The commission noted a variation of this case has been ongoing for several years but was pleased with the language in the newest order, noting it will be an “excellent start” for Missouri in developing renewable energy, provide more job opportunities during the construction phase of the project, and includes protections for landowners’ interests.

The Grain Belt Express Clean Line project will develop an overhead and direct transmission line of approximately 780 miles delivering wind energy from western Kansas to utilities and consumers in Missouri and other states, according to its website.

“Similar to the trains that carry grain harvested in the Midwest to market, the Grain Belt Express Clean Line will move wind energy from its source in the grain belt of the country to markets with a strong demand for low-cost, clean power,” the project description states.

The line will extend throughout eight Missouri counties: Buchanan, Clinton, Caldwell, Carroll, Chariton, Randolph, Monroe, and Ralls.

In approving the project Wednesday morning, the PSC said it determined a need for the service, Grain Belt’s financial ability and qualifications to provide the service, the economic feasibility of the project, and the service’s promotion to the public interest.

“There can be no debate that our energy future will require more diversity in energy resources, particularly renewable resources,” the commission said. “We are witnessing a worldwide, long-term, and comprehensive movement towards renewable energy in general and wind energy specifically.”

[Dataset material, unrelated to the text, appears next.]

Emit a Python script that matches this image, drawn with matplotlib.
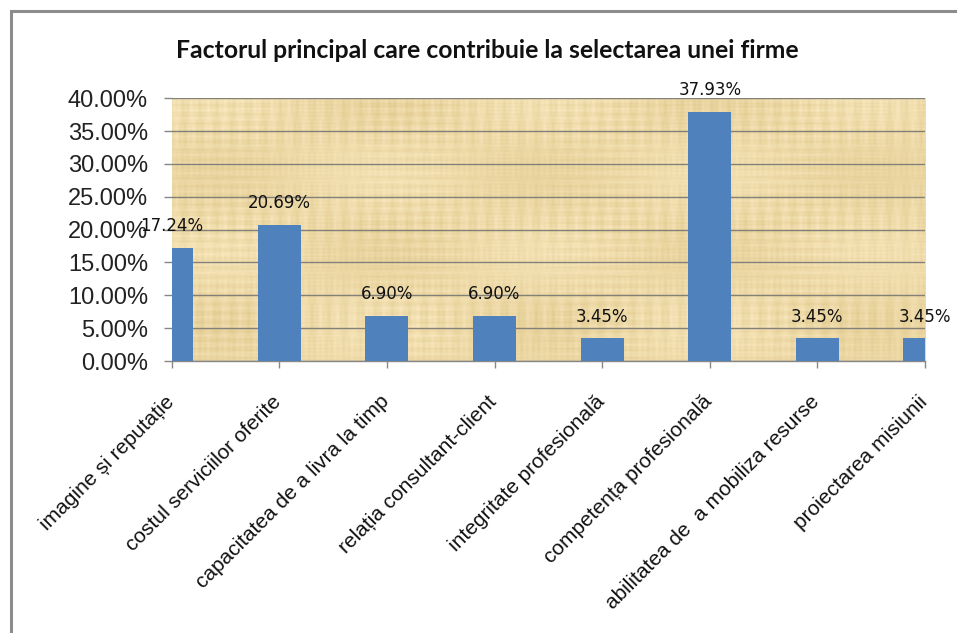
import matplotlib
matplotlib.use("Agg")
import matplotlib.pyplot as plt
import numpy as np
from matplotlib.patches import Rectangle
from matplotlib.transforms import ScaledTranslation

# Survey results: share of respondents naming each factor
categories = [
    "imagine și reputație",
    "costul serviciilor oferite",
    "capacitatea de a livra la timp",
    "relația consultant-client",
    "integritate profesională",
    "competența profesională",
    "abilitatea de  a mobiliza resurse",
    "proiectarea misiunii",
]
shares = [17.24, 20.69, 6.90, 6.90, 3.45, 37.93, 3.45, 3.45]
y_ticks = [0, 5, 10, 15, 20, 25, 30, 35, 40]
title = "Factorul principal care contribuie la selectarea unei firme"

W, H = 957, 633
fig = plt.figure(figsize=(W / 100, H / 100), dpi=100)
fig.patch.set_facecolor("white")

# outer chart frame (runs off the right and bottom edges)
fig.patches.append(Rectangle((11 / W, -0.1), 1.2, 1 - 11 / H + 0.1,
                             transform=fig.transFigure, fill=False,
                             edgecolor="#8c8c8c", linewidth=2.2))

left, right, top, bottom = 171.7, 925, 98.3, 361
ax = fig.add_axes([left / W, 1 - bottom / H, (right - left) / W, (bottom - top) / H])

# parchment-style plot-area fill: crossing horizontal/vertical fibres
nx, ny = 760, 265
gx = np.linspace(0, 1, nx)[None, :]
gy = np.linspace(0, 1, ny)[:, None]
streak = (0.45 * np.sin(2 * np.pi * 47 * gx) * (0.6 + 0.4 * np.sin(2 * np.pi * 2.7 * gy))
          + 0.30 * np.sin(2 * np.pi * 131 * gx) * np.sin(2 * np.pi * 4.3 * gy + 1.0)
          + 0.40 * np.sin(2 * np.pi * 29 * gy) * (0.6 + 0.4 * np.sin(2 * np.pi * 3.9 * gx))
          + 0.25 * np.sin(2 * np.pi * 71 * gy) * np.sin(2 * np.pi * 6.1 * gx + 0.5)
          + 0.50 * np.sin(2 * np.pi * 2.3 * gx + 0.7) * np.cos(2 * np.pi * 1.7 * gy))
base = np.array([238, 218, 168]) / 255.0
tint = np.array([9, 11, 17]) / 255.0
tex = np.clip(base[None, None, :] + streak[:, :, None] * tint[None, None, :], 0, 1)
ax.imshow(tex, extent=(0, len(categories) - 1, 0, 40), aspect="auto",
          zorder=0, interpolation="bilinear")

x = list(range(len(categories)))
ax.bar(x, shares, width=0.4, color="#4f81bd", zorder=3)
ax.set_xlim(0, len(categories) - 1)
ax.set_ylim(0, 40)

ax.set_yticks(y_ticks)
ax.set_yticklabels([f"{v:.2f}%" for v in y_ticks], fontsize=17,
                   family="Liberation Sans", color="#222222")
ax.yaxis.grid(True, color="#838078", linewidth=1.0)
for gl in ax.get_ygridlines():
    gl.set_zorder(1)

# category ticks with slanted labels hanging below the axis
ax.set_xticks(x)
ax.tick_params(axis="x", labelbottom=False, length=5, width=1, color="#878787")
label_tr = ax.get_xaxis_transform() + ScaledTranslation(6 / 100, -31 / 100,
                                                         fig.dpi_scale_trans)
for xi, name in zip(x, categories):
    ax.text(xi, 0, name, transform=label_tr, rotation=45, ha="right", va="top",
            fontsize=15, family="Liberation Sans", color="#111111", clip_on=False)

ax.tick_params(axis="y", length=6, width=1, color="#878787", pad=11)

for s in ("top", "right", "left"):
    ax.spines[s].set_visible(False)
ax.spines["bottom"].set_color("#878787")
ax.spines["bottom"].set_linewidth(1.0)

for xi, v in zip(x, shares):
    ax.annotate(f"{v:.2f}%", (xi, v), xytext=(0, 12), textcoords="offset points",
                ha="center", va="baseline", fontsize=12, family="DejaVu Sans",
                color="#111111", zorder=5, annotation_clip=False)

fig.text(487 / W, 1 - 50 / H, title, ha="center", va="center",
         fontsize=17.8, fontweight="bold", family="Lato", color="#111111")

fig.savefig("out.png", dpi=100)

“Wind energy provides great promise as a source for affordable, reliable, safe, and environmentally-friendly energy. The Grain Belt Project will facilitate this movement in Missouri, will thereby benefit Missouri citizens, and is, therefore, in the public interest,” the PSC concluded.

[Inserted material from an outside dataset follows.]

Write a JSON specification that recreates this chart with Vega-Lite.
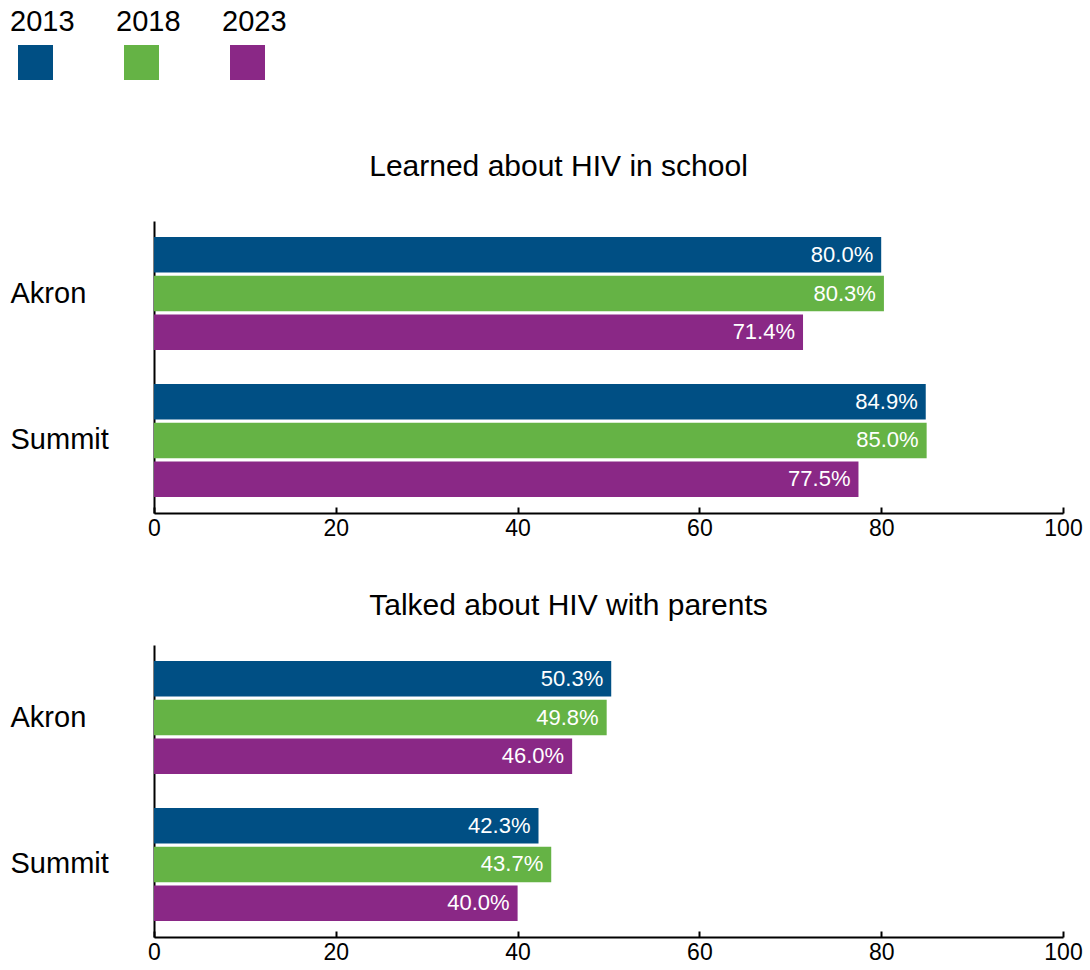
{
  "$schema": "https://vega.github.io/schema/vega-lite/v6.json",
  "padding": {"left": 10, "top": 0, "right": 5, "bottom": 0},
  "background": "white",
  "spacing": 51,
  "config": {"view": {"stroke": null}, "font": "Liberation Sans"},
  "datasets": {
    "years": [{"Year": "2013"}, {"Year": "2018"}, {"Year": "2023"}],
    "rates": [
      {"Question": "school", "Region": "Akron", "Year": "2013", "Value": 80.0},
      {"Question": "school", "Region": "Akron", "Year": "2018", "Value": 80.3},
      {"Question": "school", "Region": "Akron", "Year": "2023", "Value": 71.4},
      {"Question": "school", "Region": "Summit", "Year": "2013", "Value": 84.9},
      {"Question": "school", "Region": "Summit", "Year": "2018", "Value": 85.0},
      {"Question": "school", "Region": "Summit", "Year": "2023", "Value": 77.5},
      {"Question": "parents", "Region": "Akron", "Year": "2013", "Value": 50.3},
      {"Question": "parents", "Region": "Akron", "Year": "2018", "Value": 49.8},
      {"Question": "parents", "Region": "Akron", "Year": "2023", "Value": 46.0},
      {"Question": "parents", "Region": "Summit", "Year": "2013", "Value": 42.3},
      {"Question": "parents", "Region": "Summit", "Year": "2018", "Value": 43.7},
      {"Question": "parents", "Region": "Summit", "Year": "2023", "Value": 40.0}
    ]
  },
  "vconcat": [
    {
      "width": 318,
      "height": 101,
      "data": {"name": "years"},
      "encoding": {
        "x": {"field": "Year", "type": "nominal", "axis": null, "scale": {"paddingInner": 0, "paddingOuter": 0}}
      },
      "layer": [
        {
          "mark": {"type": "square", "size": 1225, "opacity": 1, "filled": true, "yOffset": 12, "xOffset": -171.5},
          "encoding": {
            "color": {"field": "Year", "type": "nominal", "legend": null, "scale": {"domain": ["2013", "2018", "2023"], "range": ["#004f84", "#65b345", "#8a2886"]}}
          }
        },
        {
          "mark": {"type": "text", "align": "left", "baseline": "alphabetic", "dx": -197, "dy": -19.5, "fontSize": 29, "color": "black"},
          "encoding": {"text": {"field": "Year", "type": "nominal"}}
        }
      ]
    },
    {
      "width": 909,
      "height": 292,
      "data": {"name": "rates"},
      "transform": [
        {"filter": "datum.Question == 'school'"},
        {"calculate": "format(datum.Value, '.1f') + '%'", "as": "Label"}
      ],
      "title": {"text": "Learned about HIV in school", "fontSize": 30, "fontWeight": "normal", "color": "black", "anchor": "middle", "frame": "group", "dx": -50, "baseline": "alphabetic", "offset": 15},
      "encoding": {
        "y": {"field": "Region", "type": "nominal", "sort": ["Akron", "Summit"], "scale": {"paddingInner": 0.231, "paddingOuter": 0.109},
          "axis": {"title": null, "ticks": false, "tickSize": 0, "domainColor": "black", "domainWidth": 2, "labelAlign": "left", "labelPadding": 144, "labelFontSize": 29, "labelColor": "black"}},
        "yOffset": {"field": "Year", "type": "nominal", "sort": ["2013", "2018", "2023"], "scale": {"paddingInner": 0.08, "paddingOuter": 0}},
        "x": {"field": "Value", "type": "quantitative", "scale": {"domain": [0, 100], "nice": false},
          "axis": {"values": [0, 20, 40, 60, 80, 100], "grid": false, "title": null, "domainColor": "black", "domainWidth": 2, "tickColor": "black", "tickWidth": 2, "tickSize": -6, "labelFontSize": 23, "labelColor": "black", "labelPadding": 10, "labelFlush": false}},
        "color": {"field": "Year", "type": "nominal", "legend": null, "scale": {"domain": ["2013", "2018", "2023"], "range": ["#004f84", "#65b345", "#8a2886"]}}
      },
      "layer": [
        {"mark": {"type": "bar"}},
        {"mark": {"type": "text", "align": "right", "dx": -8, "fontSize": 22, "baseline": "middle"},
          "encoding": {"text": {"field": "Label", "type": "nominal"}, "color": {"value": "white"}}}
      ]
    },
    {
      "width": 909,
      "height": 292,
      "data": {"name": "rates"},
      "transform": [
        {"filter": "datum.Question == 'parents'"},
        {"calculate": "format(datum.Value, '.1f') + '%'", "as": "Label"}
      ],
      "title": {"text": "Talked about HIV with parents", "fontSize": 30, "fontWeight": "normal", "color": "black", "anchor": "middle", "frame": "group", "dx": -40, "baseline": "alphabetic", "offset": 0},
      "encoding": {
        "y": {"field": "Region", "type": "nominal", "sort": ["Akron", "Summit"], "scale": {"paddingInner": 0.231, "paddingOuter": 0.109},
          "axis": {"title": null, "ticks": false, "tickSize": 0, "domainColor": "black", "domainWidth": 2, "labelAlign": "left", "labelPadding": 144, "labelFontSize": 29, "labelColor": "black"}},
        "yOffset": {"field": "Year", "type": "nominal", "sort": ["2013", "2018", "2023"], "scale": {"paddingInner": 0.08, "paddingOuter": 0}},
        "x": {"field": "Value", "type": "quantitative", "scale": {"domain": [0, 100], "nice": false},
          "axis": {"values": [0, 20, 40, 60, 80, 100], "grid": false, "title": null, "domainColor": "black", "domainWidth": 2, "tickColor": "black", "tickWidth": 2, "tickSize": -6, "labelFontSize": 23, "labelColor": "black", "labelPadding": 10, "labelFlush": false}},
        "color": {"field": "Year", "type": "nominal", "legend": null, "scale": {"domain": ["2013", "2018", "2023"], "range": ["#004f84", "#65b345", "#8a2886"]}}
      },
      "layer": [
        {"mark": {"type": "bar"}},
        {"mark": {"type": "text", "align": "right", "dx": -8, "fontSize": 22, "baseline": "middle"},
          "encoding": {"text": {"field": "Label", "type": "nominal"}, "color": {"value": "white"}}}
      ]
    }
  ]
}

The commission said the project’s agricultural impact will also be curtailed because it orders no more than nine acres of land in Missouri to be taken out of agricultural production, and the line’s route will not directly impact any existing center pivot irrigation systems.

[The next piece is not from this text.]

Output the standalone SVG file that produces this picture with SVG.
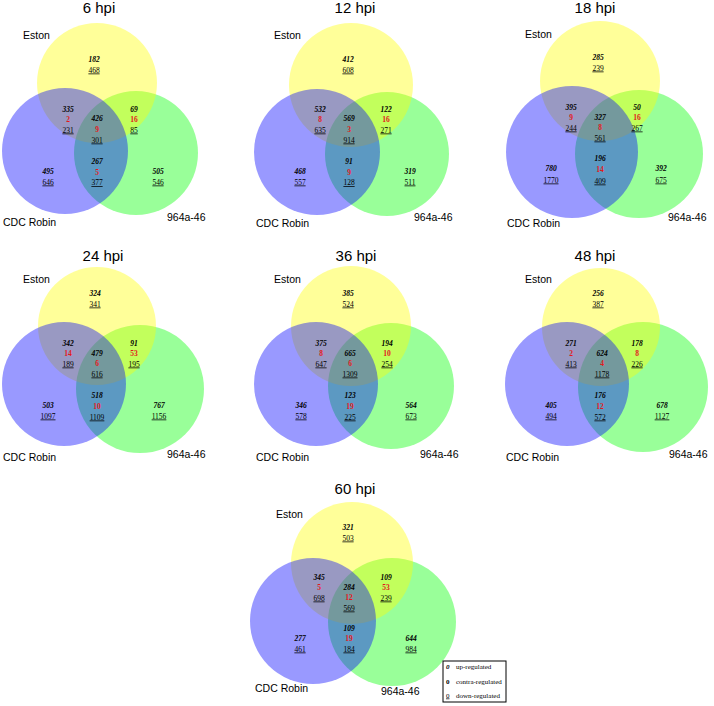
<svg xmlns="http://www.w3.org/2000/svg" width="714" height="706" viewBox="0 0 714 706">
<style>
.bg{fill:#ffffff}
.cy{fill:#ffff00;fill-opacity:0.4}
.cb{fill:#0000ff;fill-opacity:0.4}
.cg{fill:#00ff00;fill-opacity:0.4}
.t{font-family:"Liberation Sans",Arial,sans-serif;font-size:15px;text-anchor:middle;fill:#000}
.l{font-family:"Liberation Sans",Arial,sans-serif;font-size:10.5px;fill:#000}
.u{font-family:"Liberation Serif","Times New Roman",serif;font-size:7.5px;font-weight:bold;font-style:italic;text-anchor:middle;fill:#000}
.c{font-family:"Liberation Serif","Times New Roman",serif;font-size:7.5px;font-weight:bold;text-anchor:middle;fill:#e31a1c}
.d{font-family:"Liberation Serif","Times New Roman",serif;font-size:7.5px;text-anchor:middle;text-decoration:underline;fill:#000}
.lg{font-family:"Liberation Serif","Times New Roman",serif;font-size:7px;fill:#000}
</style>
<rect class="bg" x="0" y="0" width="714" height="706"/>

<g id="p6hpi">
<circle class="cg" cx="136" cy="153" r="62"/><circle class="cy" cx="97" cy="83" r="60"/><circle class="cb" cx="65" cy="151" r="63"/>
<text class="t" x="99" y="13">6 hpi</text>
<text class="l" x="23" y="39">Eston</text><text class="l" x="3" y="226">CDC Robin</text><text class="l" x="167" y="221">964a-46</text>
<text class="u" x="94" y="61.5">182</text><text class="d" x="94" y="72.5">468</text>
<text class="u" x="68" y="111.5">335</text><text class="c" x="68" y="122">2</text><text class="d" x="68" y="132.5">231</text>
<text class="u" x="97" y="120.5">426</text><text class="c" x="97" y="131.5">9</text><text class="d" x="97" y="142.5">301</text>
<text class="u" x="134" y="111.5">69</text><text class="c" x="134" y="122">16</text><text class="d" x="134" y="132.5">85</text>
<text class="u" x="48" y="173.5">495</text><text class="d" x="48" y="184.5">646</text>
<text class="u" x="97" y="163.5">267</text><text class="c" x="97" y="174.5">5</text><text class="d" x="97" y="185">377</text>
<text class="u" x="158" y="173.5">505</text><text class="d" x="158" y="184.5">546</text>
</g>

<g id="p12hpi">
<circle class="cg" cx="387" cy="154" r="62"/><circle class="cy" cx="351" cy="85" r="62"/><circle class="cb" cx="317" cy="152" r="63"/>
<text class="t" x="355" y="13">12 hpi</text>
<text class="l" x="274" y="39">Eston</text><text class="l" x="256" y="227">CDC Robin</text><text class="l" x="414" y="221">964a-46</text>
<text class="u" x="348" y="61.5">412</text><text class="d" x="348" y="72.5">608</text>
<text class="u" x="320" y="111.5">532</text><text class="c" x="320" y="122">8</text><text class="d" x="320" y="132.5">635</text>
<text class="u" x="349" y="120.5">569</text><text class="c" x="349" y="131.5">3</text><text class="d" x="349" y="142.5">914</text>
<text class="u" x="386" y="111.5">122</text><text class="c" x="386" y="122">16</text><text class="d" x="386" y="132.5">271</text>
<text class="u" x="300" y="173.5">468</text><text class="d" x="300" y="184.5">557</text>
<text class="u" x="349" y="163.5">91</text><text class="c" x="349" y="174.5">9</text><text class="d" x="349" y="185">128</text>
<text class="u" x="410" y="173.5">319</text><text class="d" x="410" y="184.5">511</text>
</g>

<g id="p18hpi">
<circle class="cg" cx="639" cy="154" r="64"/><circle class="cy" cx="600" cy="81" r="60"/><circle class="cb" cx="572" cy="152" r="66"/>
<text class="t" x="595" y="13">18 hpi</text>
<text class="l" x="525" y="38">Eston</text><text class="l" x="507" y="227">CDC Robin</text><text class="l" x="668" y="221">964a-46</text>
<text class="u" x="598" y="59.5">285</text><text class="d" x="598" y="70.5">239</text>
<text class="u" x="571" y="109.5">395</text><text class="c" x="571" y="120">9</text><text class="d" x="571" y="130.5">244</text>
<text class="u" x="600" y="119.5">327</text><text class="c" x="600" y="130">8</text><text class="d" x="600" y="140.5">561</text>
<text class="u" x="637" y="109.5">50</text><text class="c" x="637" y="120">16</text><text class="d" x="637" y="130.5">267</text>
<text class="u" x="551" y="170.5">780</text><text class="d" x="551" y="182.5">1770</text>
<text class="u" x="600" y="160.5">196</text><text class="c" x="600" y="171.5">14</text><text class="d" x="600" y="183.5">409</text>
<text class="u" x="661" y="170.5">392</text><text class="d" x="661" y="182.5">675</text>
</g>

<g id="p24hpi">
<circle class="cg" cx="140" cy="389" r="64"/><circle class="cy" cx="97" cy="326" r="59"/><circle class="cb" cx="64" cy="384" r="62"/>
<text class="t" x="103" y="261">24 hpi</text>
<text class="l" x="23" y="283">Eston</text><text class="l" x="3" y="461">CDC Robin</text><text class="l" x="167" y="458">964a-46</text>
<text class="u" x="95" y="295.5">324</text><text class="d" x="95" y="306.5">341</text>
<text class="u" x="68" y="345.5">342</text><text class="c" x="68" y="355.5">14</text><text class="d" x="68" y="366.5">189</text>
<text class="u" x="97" y="355.5">479</text><text class="c" x="97" y="365.5">6</text><text class="d" x="97" y="376.5">616</text>
<text class="u" x="134" y="345.5">91</text><text class="c" x="134" y="355.5">53</text><text class="d" x="134" y="366.5">195</text>
<text class="u" x="48" y="407.5">503</text><text class="d" x="48" y="418.5">1097</text>
<text class="u" x="97" y="397.5">518</text><text class="c" x="97" y="408.5">10</text><text class="d" x="97" y="419.5">1109</text>
<text class="u" x="159" y="407.5">767</text><text class="d" x="159" y="418.5">1156</text>
</g>

<g id="p36hpi">
<circle class="cg" cx="391" cy="386" r="63"/><circle class="cy" cx="351" cy="326" r="60"/><circle class="cb" cx="316" cy="384" r="62"/>
<text class="t" x="356" y="261">36 hpi</text>
<text class="l" x="274" y="283">Eston</text><text class="l" x="256" y="461">CDC Robin</text><text class="l" x="420" y="458">964a-46</text>
<text class="u" x="348" y="295.5">385</text><text class="d" x="348" y="306.5">524</text>
<text class="u" x="321" y="345.5">375</text><text class="c" x="321" y="355.5">8</text><text class="d" x="321" y="366.5">647</text>
<text class="u" x="350" y="355.5">665</text><text class="c" x="350" y="365.5">6</text><text class="d" x="350" y="376.5">1309</text>
<text class="u" x="387" y="345.5">194</text><text class="c" x="387" y="355.5">10</text><text class="d" x="387" y="366.5">254</text>
<text class="u" x="301" y="407.5">346</text><text class="d" x="301" y="418.5">578</text>
<text class="u" x="350" y="397.5">123</text><text class="c" x="350" y="408.5">19</text><text class="d" x="350" y="419.5">225</text>
<text class="u" x="411" y="407.5">564</text><text class="d" x="411" y="418.5">673</text>
</g>

<g id="p48hpi">
<circle class="cg" cx="643" cy="387" r="65"/><circle class="cy" cx="601" cy="327" r="59"/><circle class="cb" cx="567" cy="384" r="62"/>
<text class="t" x="595" y="261">48 hpi</text>
<text class="l" x="525" y="283">Eston</text><text class="l" x="506" y="461">CDC Robin</text><text class="l" x="669" y="458">964a-46</text>
<text class="u" x="598" y="295.5">256</text><text class="d" x="598" y="306.5">387</text>
<text class="u" x="571" y="345.5">271</text><text class="c" x="571" y="355.5">2</text><text class="d" x="571" y="366.5">413</text>
<text class="u" x="602" y="355.5">624</text><text class="c" x="602" y="365.5">4</text><text class="d" x="602" y="376.5">1178</text>
<text class="u" x="637" y="345.5">178</text><text class="c" x="637" y="355.5">8</text><text class="d" x="637" y="366.5">226</text>
<text class="u" x="551" y="407.5">405</text><text class="d" x="551" y="418.5">494</text>
<text class="u" x="600" y="397.5">176</text><text class="c" x="600" y="408.5">12</text><text class="d" x="600" y="419.5">572</text>
<text class="u" x="662" y="407.5">678</text><text class="d" x="662" y="418.5">1127</text>
</g>

<g id="p60hpi">
<circle class="cg" cx="392" cy="622" r="64"/><circle class="cy" cx="352" cy="563" r="61"/><circle class="cb" cx="313" cy="621" r="63"/>
<text class="t" x="355" y="494">60 hpi</text>
<text class="l" x="276" y="518">Eston</text><text class="l" x="255" y="692">CDC Robin</text><text class="l" x="381" y="695">964a-46</text>
<text class="u" x="348" y="529.5">321</text><text class="d" x="348" y="540.5">503</text>
<text class="u" x="319" y="579.5">345</text><text class="c" x="319" y="589.5">5</text><text class="d" x="319" y="600.5">698</text>
<text class="u" x="349" y="589.5">284</text><text class="c" x="349" y="599.5">12</text><text class="d" x="349" y="610.5">569</text>
<text class="u" x="386" y="579.5">109</text><text class="c" x="386" y="589.5">53</text><text class="d" x="386" y="600.5">239</text>
<text class="u" x="300" y="640.5">277</text><text class="d" x="300" y="651.5">461</text>
<text class="u" x="349" y="630.5">109</text><text class="c" x="349" y="640.5">19</text><text class="d" x="349" y="651.5">184</text>
<text class="u" x="411" y="640.5">644</text><text class="d" x="411" y="651.5">984</text>
</g>

<g id="legend">
<rect x="443" y="661" width="63" height="41" fill="#ffffff" stroke="#000000" stroke-width="1"/>
<text class="lg" x="446" y="668.5" font-weight="bold" font-style="italic">0</text><text class="lg" x="456" y="668.5">up-regulated</text>
<text class="lg" x="446" y="684" font-weight="bold" fill="#e31a1c">0</text><text class="lg" x="456" y="684">contra-regulated</text>
<text class="lg" x="446" y="697.5" text-decoration="underline">0</text><text class="lg" x="456" y="697.5">down-regulated</text>
</g>
</svg>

The commission’s decision was praised by Missouri Public Utility Alliance President Duncan Kincheloe, who said the project and power purchase wind energy agreement “will deliver low-cost renewable electricity to Missouri homes and businesses, saving 39 non-profit municipal utilities in Missouri more than $10 million annually.”

However, Missouri Farm Bureau President Blake Hurst lambasted the decision, citing concerns over the company’s regulatory status and eminent domain.

“This decision sets precedent for private companies to buy land on the cheap and profit at the expense of Missouri citizens,” Hurst said. “Allowing the project to proceed places hundreds of Missouri landowners at risk of having their land taken for a project that may never be completed.”

Additionally, the PSC approved several tariff adjustments for multiple companies, including Veolia Energy and Kansas City Power and Light Company (KCP&L) Wednesday morning.

The commission said the change in KCP&L’s fuel adjustment charge (FAC), which is expected to go into effect on April 1, will save residential customers about $1.46 per month. The FAC allows the company to recover up to 95 percent of costs to encourage conservation in fuel use and allows it to pass increases or decreases in its net fuel and purchased power costs to customers outside of a general rate case, the commission said.

Any charges stemming from the fuel adjustment clause must be specifically designated on a customer’s bill, the commission said.

The committee approved a deadline extension request from Ameren for a study regarding its continued participation in the Midcontinent Independent System Operator. Although it was unanimously approved, Commissioner Daniel Hall noted the PSC has extended the deadline three times now and encouraged the parties involved to come together to determine “a less rigorous process” to complete it.

The PSC also approved an order denying Spire’s request for an accounting authority order (AAO). The commission noted the natural gas distribution company has legitimate concerns, but an AAO “isn’t appropriate under the circumstances.”

The PSC said it undertook a review of its rules following an executive order from the governor and approved a few orders of rulemaking Wednesday as well.